Una mostra interessante si è aperta martedì al Museo Letterario, dedicata a Sergej Lushchik. Raccontai una visita alla casa di Odessa, a Otrada, in cui aveva trascorso tutta la vita, alla sua venerabile vedova, a sua figlia e al loro cagnolino, in un gran magazzino domestico di quadri e libri preziosi. E’ morto, novantenne, nel 2015, dunque siamo al centenario. La casa era stata già di suo padre, Zenon Adamovich, gran collezionista di monete antiche per passione, per professione ingegnere ferroviario. Dal 1917, come succedeva, la casa divenne comune ad altre famiglie, a genitori e figli restarono una cucina e due stanzette. Aveva sognato di diventare uno storico. Odessa era occupata, suo padre sentenziò: puoi studiare quanto vuoi, non riuscirai a tenere il passo con le autorità. Qui la storia cambierà ogni cinque anni, riscritta a ogni cambio di regime. Anche Sergej diventò ingegnere, marittimo. Morto Zenon, vendette le monete e cominciò a comprare libri e dipinti, l’avanguardia dall’inizio del XX secolo agli anni Venti. Era un tipo coraggioso e acuto, odiava la tirannia dei capi sovietici, aveva, per così dire, tolto loro il saluto. Studiò e custodì i documenti dell’Archivio di stato e della Biblioteca scientifica, fu in contatto coi testimoni artistici e civili contemporanei, corrispose con le famiglie degli emigranti.
Fu grazie al suo lavoro tenace che vennero risarciti i nomi dell’artista e scrittore Mikhail Zhuk, del poeta Semyon Keselman, del poeta ed editore Veniamin Babajan, fucilato nel 1920, e del poeta perseguitato Orestes Nomikos.

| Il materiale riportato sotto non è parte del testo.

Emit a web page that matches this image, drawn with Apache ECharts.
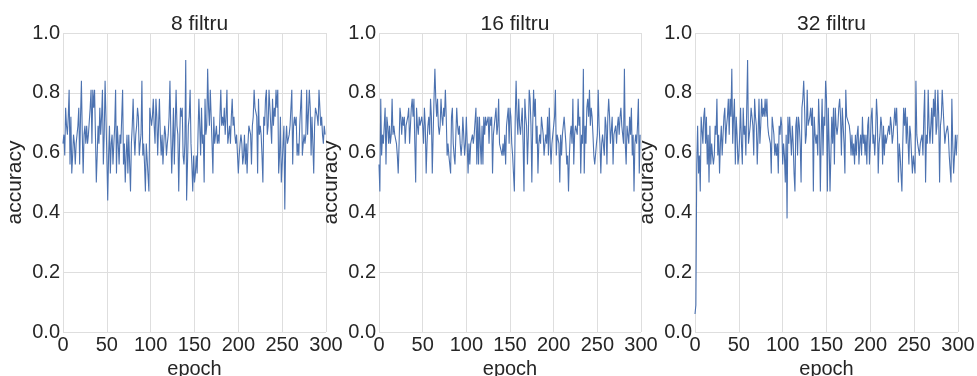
<!DOCTYPE html>
<html>
<head>
<meta charset="utf-8">
<script src="https://cdn.jsdelivr.net/npm/echarts@6/dist/echarts.min.js"></script>
<style>
html,body{margin:0;padding:0;background:#fff;}
#chart{width:977px;height:376px;}
</style>
</head>
<body>
<div id="chart"></div>
<script>
const panelTitles = ["8 filtru", "16 filtru", "32 filtru"];
const xTicks = [0, 50, 100, 150, 200, 250, 300];
const yTicks = [0.0, 0.2, 0.4, 0.6, 0.8, 1.0];

const acc8 = [
0.63,0.66,0.59,0.75,0.69,0.66,0.72,0.81,0.56,0.72,0.53,0.59,0.66,0.63,0.56,0.63,0.66,0.69,0.75,0.56,
0.72,0.84,0.66,0.53,0.66,0.69,0.63,0.69,0.63,0.66,0.66,0.75,0.81,0.63,0.81,0.75,0.81,0.66,0.5,0.59,
0.69,0.63,0.75,0.66,0.72,0.81,0.56,0.66,0.84,0.72,0.59,0.44,0.59,0.69,0.53,0.63,0.66,0.56,0.63,0.69,
0.81,0.53,0.69,0.63,0.56,0.66,0.63,0.72,0.81,0.56,0.63,0.5,0.59,0.66,0.53,0.66,0.66,0.47,0.63,0.69,
0.78,0.66,0.59,0.66,0.69,0.75,0.72,0.59,0.63,0.66,0.84,0.59,0.63,0.56,0.47,0.63,0.63,0.63,0.47,0.75,
0.72,0.69,0.72,0.78,0.69,0.63,0.78,0.72,0.59,0.69,0.78,0.66,0.59,0.66,0.56,0.63,0.69,0.66,0.59,0.63,
0.66,0.72,0.84,0.66,0.53,0.63,0.75,0.56,0.69,0.81,0.69,0.66,0.47,0.63,0.75,0.72,0.75,0.59,0.56,0.63,
0.91,0.44,0.56,0.69,0.72,0.81,0.63,0.56,0.47,0.59,0.5,0.53,0.59,0.53,0.66,0.78,0.69,0.59,0.75,0.63,
0.66,0.5,0.78,0.66,0.69,0.88,0.75,0.69,0.81,0.72,0.63,0.53,0.72,0.63,0.66,0.69,0.63,0.66,0.63,0.72,
0.81,0.69,0.72,0.69,0.75,0.66,0.72,0.81,0.63,0.66,0.69,0.63,0.72,0.78,0.69,0.72,0.66,0.63,0.66,0.66,
0.53,0.59,0.63,0.66,0.63,0.56,0.59,0.66,0.56,0.63,0.53,0.63,0.69,0.69,0.66,0.56,0.69,0.72,0.81,0.75,
0.75,0.72,0.53,0.78,0.66,0.69,0.66,0.59,0.5,0.72,0.69,0.78,0.81,0.66,0.69,0.81,0.75,0.69,0.63,0.78,
0.69,0.75,0.72,0.81,0.75,0.81,0.53,0.59,0.72,0.5,0.56,0.63,0.69,0.41,0.63,0.69,0.63,0.63,0.66,0.69,
0.75,0.81,0.56,0.69,0.72,0.69,0.72,0.59,0.63,0.59,0.69,0.75,0.81,0.59,0.63,0.66,0.63,0.66,0.81,0.66,
0.66,0.81,0.75,0.59,0.72,0.63,0.53,0.69,0.75,0.75,0.72,0.69,0.81,0.75,0.69,0.72,0.66,0.63,0.69,0.66
];

const acc16 = [
0.56,0.47,0.78,0.59,0.66,0.63,0.69,0.75,0.56,0.72,0.69,0.63,0.69,0.63,0.66,0.78,0.66,0.69,0.66,0.66,
0.63,0.59,0.53,0.63,0.75,0.72,0.66,0.72,0.69,0.72,0.63,0.69,0.69,0.72,0.75,0.63,0.69,0.75,0.78,0.72,
0.78,0.63,0.5,0.75,0.69,0.66,0.72,0.69,0.69,0.72,0.69,0.63,0.75,0.69,0.53,0.63,0.69,0.72,0.66,0.78,
0.72,0.53,0.66,0.78,0.88,0.78,0.72,0.78,0.69,0.66,0.69,0.78,0.72,0.69,0.75,0.72,0.81,0.72,0.59,0.63,
0.59,0.56,0.53,0.72,0.75,0.63,0.59,0.56,0.66,0.75,0.69,0.66,0.69,0.63,0.59,0.63,0.72,0.66,0.59,0.63,
0.72,0.63,0.53,0.63,0.56,0.63,0.63,0.66,0.63,0.66,0.66,0.75,0.56,0.72,0.56,0.72,0.63,0.56,0.69,0.56,
0.72,0.66,0.72,0.69,0.69,0.72,0.63,0.72,0.69,0.72,0.53,0.66,0.69,0.72,0.75,0.66,0.69,0.78,0.63,0.63,
0.63,0.59,0.63,0.59,0.66,0.56,0.69,0.72,0.75,0.63,0.75,0.72,0.63,0.59,0.53,0.47,0.72,0.84,0.72,0.66,
0.78,0.69,0.66,0.66,0.75,0.63,0.47,0.78,0.72,0.69,0.56,0.66,0.81,0.78,0.69,0.5,0.69,0.81,0.72,0.78,
0.63,0.69,0.53,0.63,0.66,0.63,0.72,0.69,0.66,0.59,0.63,0.66,0.63,0.72,0.59,0.75,0.63,0.56,0.63,0.66,
0.66,0.72,0.81,0.59,0.66,0.66,0.63,0.5,0.66,0.59,0.66,0.69,0.72,0.72,0.63,0.56,0.59,0.47,0.59,0.66,
0.69,0.63,0.78,0.56,0.66,0.69,0.69,0.66,0.78,0.69,0.72,0.53,0.66,0.63,0.88,0.53,0.69,0.63,0.75,0.78,
0.72,0.81,0.69,0.75,0.72,0.66,0.59,0.56,0.56,0.63,0.66,0.81,0.69,0.63,0.53,0.63,0.66,0.66,0.59,0.72,
0.69,0.56,0.72,0.78,0.72,0.63,0.63,0.72,0.56,0.66,0.66,0.69,0.63,0.69,0.72,0.66,0.72,0.75,0.69,0.66,
0.63,0.88,0.63,0.56,0.69,0.66,0.63,0.72,0.66,0.75,0.59,0.66,0.47,0.63,0.66,0.63,0.69,0.78,0.53,0.66
];

const acc32 = [
0.06,0.09,0.56,0.69,0.53,0.59,0.47,0.72,0.72,0.63,0.72,0.75,0.63,0.72,0.56,0.66,0.5,0.69,0.56,0.63,
0.59,0.56,0.59,0.69,0.66,0.78,0.59,0.66,0.53,0.63,0.69,0.59,0.66,0.72,0.75,0.63,0.69,0.72,0.78,0.66,
0.78,0.72,0.88,0.63,0.72,0.78,0.56,0.72,0.66,0.56,0.59,0.66,0.75,0.63,0.56,0.75,0.66,0.69,0.59,0.75,
0.91,0.63,0.66,0.69,0.75,0.72,0.69,0.59,0.78,0.72,0.69,0.56,0.66,0.78,0.63,0.69,0.78,0.72,0.75,0.72,
0.78,0.72,0.78,0.69,0.66,0.66,0.63,0.53,0.72,0.69,0.66,0.59,0.63,0.59,0.63,0.53,0.69,0.66,0.72,0.69,
0.56,0.63,0.59,0.5,0.66,0.38,0.72,0.63,0.72,0.72,0.59,0.69,0.63,0.53,0.47,0.69,0.72,0.59,0.72,0.69,
0.63,0.5,0.75,0.78,0.84,0.75,0.63,0.66,0.81,0.69,0.69,0.72,0.75,0.69,0.75,0.47,0.72,0.66,0.63,0.66,
0.59,0.78,0.69,0.47,0.66,0.78,0.59,0.72,0.69,0.84,0.78,0.47,0.75,0.63,0.47,0.59,0.72,0.63,0.75,0.56,
0.75,0.69,0.66,0.69,0.75,0.78,0.72,0.59,0.75,0.69,0.63,0.53,0.81,0.72,0.72,0.72,0.69,0.66,0.59,0.66,
0.59,0.63,0.56,0.66,0.59,0.66,0.69,0.56,0.63,0.66,0.59,0.72,0.63,0.66,0.59,0.66,0.56,0.69,0.72,0.56,
0.63,0.72,0.75,0.63,0.66,0.59,0.66,0.78,0.72,0.53,0.63,0.66,0.72,0.69,0.56,0.69,0.59,0.66,0.63,0.63,
0.63,0.69,0.66,0.72,0.69,0.63,0.66,0.66,0.75,0.69,0.75,0.66,0.5,0.63,0.59,0.59,0.47,0.63,0.75,0.69,
0.75,0.63,0.72,0.72,0.56,0.69,0.66,0.59,0.53,0.59,0.56,0.53,0.84,0.66,0.63,0.63,0.59,0.63,0.63,0.66,
0.59,0.72,0.81,0.5,0.66,0.63,0.81,0.69,0.63,0.69,0.75,0.63,0.78,0.72,0.81,0.66,0.69,0.81,0.72,0.5,
0.69,0.72,0.81,0.75,0.75,0.63,0.66,0.66,0.69,0.66,0.59,0.59,0.5,0.78,0.63,0.53,0.59,0.66,0.59,0.66
];

const seriesValues = [acc8, acc16, acc32];

const textColor = '#262626';
const fontFamily = '"Liberation Sans", Arial, sans-serif';
const gridColor = '#dedede';
const lineColor = '#4c72b0';

const gridLefts = [63, 379, 695];
const gridWidths = [263, 262, 263];

const option = {
  animation: false,
  backgroundColor: '#ffffff',
  textStyle: { fontFamily: fontFamily, color: textColor },
  title: panelTitles.map((t, i) => ({
    text: t,
    left: gridLefts[i] + gridWidths[i] / 2,
    textAlign: 'center',
    top: 9,
    textStyle: { fontSize: 21, fontWeight: 'normal', color: textColor, fontFamily: fontFamily }
  })),
  grid: gridLefts.map((l, i) => ({ left: l, width: gridWidths[i], top: 33, height: 299, containLabel: false, outerBoundsMode: 'none' })),
  xAxis: gridLefts.map((l, i) => ({
    type: 'value', gridIndex: i, min: xTicks[0], max: xTicks[xTicks.length - 1], interval: 50,
    name: 'epoch', nameLocation: 'middle', nameGap: 21,
    nameTextStyle: { fontSize: 20, color: textColor, fontFamily: fontFamily },
    axisLine: { show: false }, axisTick: { show: false },
    axisLabel: { fontSize: 20, color: textColor, margin: 3, fontFamily: fontFamily, showMinLabel: true, showMaxLabel: true },
    splitLine: { show: true, lineStyle: { color: gridColor, width: 1 } }
  })),
  yAxis: gridLefts.map((l, i) => ({
    type: 'value', gridIndex: i, min: yTicks[0], max: yTicks[yTicks.length - 1], interval: 0.2,
    name: 'accuracy', nameLocation: 'middle', nameGap: 37,
    nameTextStyle: { fontSize: 21, color: textColor, fontFamily: fontFamily },
    axisLine: { show: false }, axisTick: { show: false },
    axisLabel: { fontSize: 20, color: textColor, margin: 3, fontFamily: fontFamily, formatter: v => v.toFixed(1) },
    splitLine: { show: true, lineStyle: { color: gridColor, width: 1 } }
  })),
  series: seriesValues.map((vals, i) => ({
    type: 'line', xAxisIndex: i, yAxisIndex: i,
    data: vals.map((v, k) => [k, v]),
    showSymbol: false, symbol: 'none',
    lineStyle: { color: lineColor, width: 1.1 },
    silent: true
  }))
};

const chart = echarts.init(document.getElementById('chart'), null, { renderer: 'canvas' });
chart.setOption(option);
</script>
</body>
</html>
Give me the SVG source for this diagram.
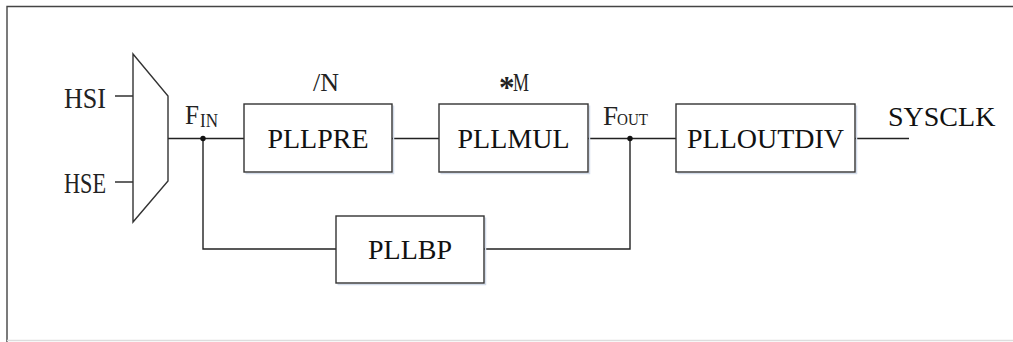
<svg xmlns="http://www.w3.org/2000/svg" width="1013" height="342" viewBox="0 0 1013 342">
<style>
.box{fill:#fff;stroke:#333;stroke-width:1.4}
.shadow{fill:none;stroke:#d3dcea;stroke-width:1.5}
.wire{fill:none;stroke:#222;stroke-width:1.4}
.lbl{font-family:"Liberation Serif","Times New Roman",serif;font-size:28px;fill:#111}
.cjk{font-family:"Liberation Serif","Times New Roman",serif;fill:#222}
.dot{fill:#111}
</style>
<rect width="1013" height="342" fill="#fff"/>
<g id="frame">
<path d="M7 342 V6.5 H1013" fill="none" stroke="#444" stroke-width="1.4"/>
<line x1="7" y1="340.5" x2="1013" y2="340.5" stroke="#ddd" stroke-width="1.5"/>
</g>
<g id="connectors">
<line class="wire" x1="115" y1="96" x2="133" y2="96"/>
<line class="wire" x1="115" y1="182" x2="133" y2="182"/>
<line class="wire" x1="168" y1="138.5" x2="244" y2="138.5"/>
<line class="wire" x1="392" y1="138.5" x2="439" y2="138.5"/>
<line class="wire" x1="588" y1="138.5" x2="676" y2="138.5"/>
<line class="wire" x1="855" y1="138.5" x2="909" y2="138.5"/>
<polyline class="wire" points="203,138.5 203,249 336,249"/>
<polyline class="wire" points="484,249 630,249 630,138.5"/>
<circle class="dot" cx="203" cy="138.5" r="2.7"/>
<circle class="dot" cx="630" cy="138.5" r="2.7"/>
</g>
<g id="mux">
<polygon class="box" points="133,54 168,96 168,181 133,222"/>
</g>
<g id="hsi"><text class="cjk" x="64" y="108" font-size="29" textLength="42" lengthAdjust="spacingAndGlyphs">HSI</text></g>
<g id="hse"><text class="cjk" x="64" y="193" font-size="29" textLength="42" lengthAdjust="spacingAndGlyphs">HSE</text></g>
<g id="fin">
<text class="cjk" x="185" y="124" font-size="27" textLength="14" lengthAdjust="spacingAndGlyphs">F</text>
<text class="cjk" x="200" y="127" font-size="19" textLength="18" lengthAdjust="spacingAndGlyphs">IN</text>
</g>
<g id="pllpre">
<polyline class="shadow" points="245.5,173.5 393.5,173.5 393.5,105.5"/>
<rect class="box" x="244" y="104" width="148" height="68"/>
<text class="lbl" x="318" y="147.5" text-anchor="middle">PLLPRE</text>
<text class="cjk" x="313" y="91" font-size="25" textLength="26" lengthAdjust="spacingAndGlyphs">/N</text>
</g>
<g id="pllmul">
<polyline class="shadow" points="440.5,173.5 589.5,173.5 589.5,105.5"/>
<rect class="box" x="439" y="104" width="149" height="68"/>
<text class="lbl" x="513.5" y="147.5" text-anchor="middle">PLLMUL</text>
<text class="cjk" x="499" y="98" font-size="31" font-weight="bold">*</text>
<text class="cjk" x="513" y="91" font-size="26" textLength="16" lengthAdjust="spacingAndGlyphs">M</text>
</g>
<g id="fout">
<text class="cjk" x="603" y="125" font-size="27">F</text>
<text class="cjk" x="617" y="125" font-size="16" textLength="31" lengthAdjust="spacingAndGlyphs">OUT</text>
</g>
<g id="plloutdiv">
<polyline class="shadow" points="677.5,173.5 856.5,173.5 856.5,105.5"/>
<rect class="box" x="676" y="104" width="179" height="68"/>
<text class="lbl" x="765.5" y="147.5" text-anchor="middle">PLLOUTDIV</text>
</g>
<g id="sysclk"><text class="lbl" x="888" y="126">SYSCLK</text></g>
<g id="pllbp">
<polyline class="shadow" points="337.5,284.5 485.5,284.5 485.5,217.5"/>
<rect class="box" x="336" y="216" width="148" height="67"/>
<text class="lbl" x="410" y="259" text-anchor="middle">PLLBP</text>
</g>
</svg>
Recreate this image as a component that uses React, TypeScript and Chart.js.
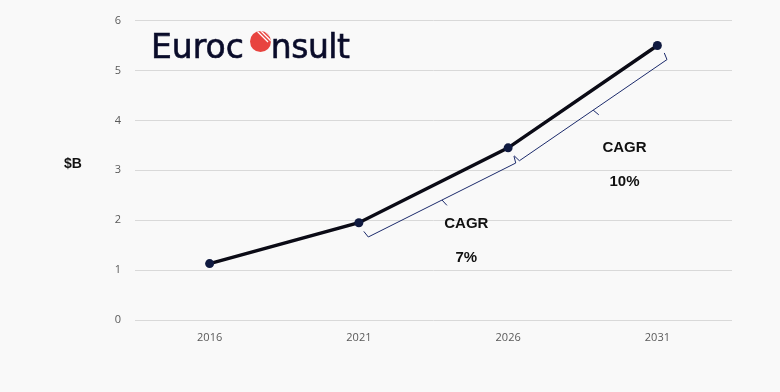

Scrisse dell’odessita Sergei Konstantinovitch Pankejeff, l’“uomo dei lupi” di Freud, e dei salotti d’arte organizzati da Vladimir Izdebsky a Odessa nel 1909-1911.
L’Ucraina è fortemente impegnata a far rivivere la memoria degli artisti e dei poeti del “Rinascimento fucilato”, la generazione di artisti e letterati degli anni Venti e dei primi Trenta a Kharkiv. Negli anni Venti, Mikhail Zhuk aveva dipinto numerosi ritratti di questi artisti. Quando tutti furono uccisi, anche conservare queste opere divenne pericoloso. Fu Lushchik, ostile a ogni nazionalismo, devoto solo al talento, a custodire tutto.